Tutoring the school’s resident bad boy was already crossing a line. Pretending to date him? Out of the question. But Ace Clyde does everything right—he brings her coffee in the mornings, impresses her friends without trying, and even promises to buy her a dozen books (a week) if she goes along with his fake-dating facade. Though Karina agrees, she can’t help but start counting down the days until her parents come back. T-minus twenty-eight days until everything returns to normal—but what if Karina no longer wants it to?
About The Book:
Genre: young adult, contemporary, romance
Diversity tags: author of color (bangladeshi american); poc representation (Bangladeshi-american mc; black, indian, and chinese side characters); religion representation (muslim mc); lgbtq+ representation; mental health representation (mc with anxiety)
Publication date: 04 May 2021
Cover: Samya Arif (artist), Gigi Lau (art direction)
Trigger Warnings: In-depth discussions of mental health (specifically anxiety) and mentions of parental abuse (emotional and psychological)
My review is free of spoilers and is honest and unbiased.
About The Author:
Tashie Bhuiyan is a Bangladeshi American writer based in New York City. She recently graduated from St. John’s University with a bachelor’s degree in Public Relations, and hopes to change the world, one book at a time.
She loves writing stories about girls with wild hearts, boys who wear rings, and gaining agency through growth.
When she’s not doing that, she can be found in a Chipotle or bookstore, insisting 2010 is the best year in cinematic history. (Read: Tangled and Inception.)
Counting Down With You is in essence a romance novel, but it deals with vital issues such as anxiety and parental pressure.
Karina, our protagonist, suffers from anxiety and it doesn’t help that she has overbearing parents, who are extremely strict and want her to become a doctor, while Karina clearly has a love for literature.
The book was a roller coaster ride of emotions.

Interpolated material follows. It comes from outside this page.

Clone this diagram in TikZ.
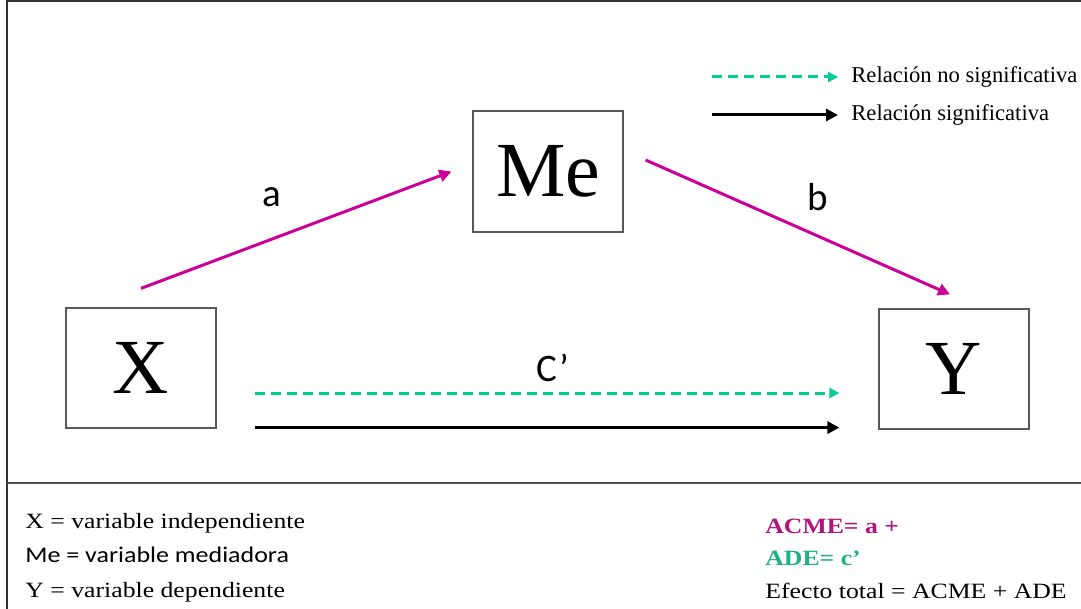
\documentclass[tikz,border=0pt]{standalone}
\usepackage{fontspec}
\setmainfont{Liberation Serif}
\newfontfamily\calibri{Carlito}
\newfontfamily\widerm[FakeStretch=1.18]{Liberation Serif}
\newfontfamily\widecal[FakeStretch=1.16]{Carlito}
\usetikzlibrary{arrows.meta}
\definecolor{medmag}{RGB}{204,0,153}
\definecolor{medgreen}{RGB}{0,204,153}
\definecolor{acmecol}{RGB}{176,18,127}
\definecolor{adecol}{RGB}{26,178,135}

\begin{document}
\begin{tikzpicture}[x=0.5pt, y=-0.5pt,
  var/.style={draw=black!65, line width=0.6pt, minimum width=75pt, minimum height=60pt, inner sep=0pt, font=\fontsize{39}{39}\selectfont},
  pathlbl/.style={inner sep=0pt, font=\calibri\fontsize{19.5}{20}\selectfont},
  magarrow/.style={medmag, line width=1.5pt, -{Triangle[length=6pt,width=6pt]}},
  nsarrow/.style={medgreen, line width=1.5pt, dash pattern=on 5pt off 3pt, -{Triangle[length=5pt,width=5pt]}},
  sarrow/.style={black, line width=1.5pt, -{Triangle[length=6pt,width=6pt]}},
  legend/.style={anchor=west, inner sep=0pt, font=\fontsize{11.3}{12}\selectfont},
  note/.style={anchor=base west, inner sep=0pt, font=\widerm\fontsize{10.9}{12}\selectfont}]

  \useasboundingbox (0,0) rectangle (1081,609);

  % frame
  \draw[line width=1pt, black!80] (1081,1) -- (7,1) -- (7,609);
  \draw[line width=1pt, black!70] (7,483) -- (1081,483);

  % variables
  \node[var] (X) at (141,368) {X};
  \node[var, minimum height=60.5pt] (Me) at (548,171.5) {Me};
  \node[var] (Y) at (954,369) {Y};

  % paths
  \draw[magarrow] ([yshift=9.5pt]X.north) -- ([xshift=-10.5pt]Me.west);
  \draw[magarrow] ([xshift=11pt,yshift=5.75pt]Me.east) -- ([xshift=-2pt,yshift=7pt]Y.north);
  \draw[nsarrow] ([xshift=19pt,yshift=-12.5pt]X.east) -- ([xshift=-19.5pt,yshift=-12pt]Y.west);
  \draw[sarrow] ([xshift=19pt,yshift=0.5pt]X.south east) -- ([xshift=-19.5pt,yshift=1pt]Y.south west);

  \node[pathlbl] (la) at (272,197) {a};
  \node[pathlbl] (lb) at (818,197) {b};
  \node[pathlbl] (lc) at (553,368) {C’};

  % legend
  \node[legend] (nsl) at (851,77) {Relación no significativa};
  \node[legend] (sl) at (851,115) {Relación significativa};
  \coordinate (nsA) at (712,77);
  \coordinate (sA) at (712,115);
  \draw[nsarrow] (nsA) -- ([xshift=-6.5pt]nsl.west);
  \draw[sarrow] (sA) -- ([xshift=-6.5pt]sl.west);

  % notes
  \node[note] (nx) at (25,528) {X = variable independiente};
  \node[note, font=\widecal\fontsize{11.2}{12}\selectfont] (nme) at (25,562) {Me = variable mediadora};
  \node[note] (ny) at (25,597) {Y = variable dependiente};
  \node[note, font=\widerm\bfseries\fontsize{10.9}{12}\selectfont, text=acmecol] (acme) at (765,533) {ACME= a +};
  \node[note, font=\widerm\bfseries\fontsize{10.9}{12}\selectfont, text=adecol] (ade) at (765,565) {ADE= c’};
  \node[note] (tot) at (765,598) {Efecto total = ACME + ADE};
\end{tikzpicture}
\end{document}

I smiled while reading the cute moments between Karina and Ace. I got frustrated and was at times horrified at Karina’s parents’ treatment of her. I even felt anxious for Karina whenever her parents rebuked her. Her parents reminded me of similar people who stifle their kids’ dreams and verbally abuse them if they step a toe out of line. Karina’s suffocating life was agonizing to read about. Her parents didn’t even have a clue about her anxiety and she had to find coping mechanisms on her own, which is realistic but also difficult to read about. Her feelings of resentment towards her brother, the myriad emotions she felt about her parents were befitting.
I loved the bond Karina had with her Dadu(paternal grandmother). Dadu’s unyielding support and unconditional love and understanding for Karina were heartwarming. Everyone deserves to have a grandmother like Dadu. Even Samir, Karina’s brother, was understanding of Karina’s situation despite often being clueless and impulsive. I also may have found a new book boyfriend. Alistair aka Ace was such a wonderful person. He was kind, made mistakes but was keen to learn from them, and most importantly, respected Karina’s boundaries. I loved the friendship between Cora, Nandini, and Karina too.
In this song, I hear everything he thinks of me. I’m a dichotomy between quiet and bold, between soft and brave.
The thing that delighted me while reading the book was the mention of food. Being a Bengali myself, but of Indian nationality, I was so glad to see sweets such as Rosogolla and food such as posto being mentioned. I was also pleasantly surprised to find some of my favorite singers such as Sarah Close and Harry Styles finding a mention in the book. I also felt that Karina’s anxiety was aptly portrayed, esp. the way it was triggered by a slight out-of-the-ordinary occurrence, such as an unexpected phone call from her parents.
The only thing that bothered me was Karina’s parents. They were too abusive and Karina often justified it by treating it as their love for her, when it was clearly damaging to her self-worth and happiness. Of course, the portrayal was very realistic, but it still was unsettling to read.